1. An asset that is able to preserve purchasing power in a volatile market like cryptocurrency is highly desirable. The goal of @OlympusDAO is to create the potential future reserve money.
2. $OHM is created without needing to mirror the dollar's purchasing power. Instead of attempting to peg to the dollar, it creates a new asset by contracts, that can eventually serve as a reserve currency for the DeFi sector and beyond.
3. The protocol must hold at least 1 unit of stablecoin to mint every new OHM entering circulation, and it expands its supply as it accrues more capital to back new issuance, as long as traded above the 1 dollar value.
4. The increase of the supply is distributed to those supporting the project by staking OHM. Every eight hours, the protocol awards a percentage of the amount staked, which is automatically compounded to the staker's position.
5. Higher yield doesn't often ensure sustainability. Also in many cases, a protocol's treasury is largely composed of its own native tokens. @OlympusDAO attempts to get around this with the protocol-owned liquidity (POL).
6. Rather than 'renting' liquidity from token holders by paying rents as mining incentives, @OlympusDAO buys it outright by minting OHM tokens. The treasury benefits both from increasing the value of reserves and from receiving the transaction fees generated from the LP tokens.
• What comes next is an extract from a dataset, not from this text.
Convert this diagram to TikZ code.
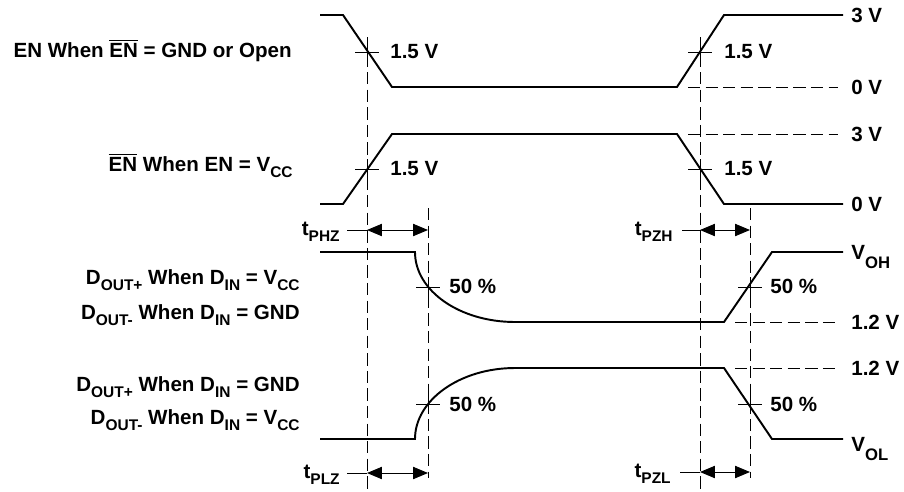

7. While the goal of @OlympusDAO is to create a relatively stable asset that is decentralized and can be used as the future reserve currency, for now, the focus is not on stability. During this initial phase, the primary objective is to build as large a treasury as possible.
8. When users buy bonds, they contribute either LP tokens or other assets into the treasury. The treasury will hold more stable assets and it can afford to back more OHM tokens and keep the distribution to stakers within longer period of time. Hence the high APY is maintained.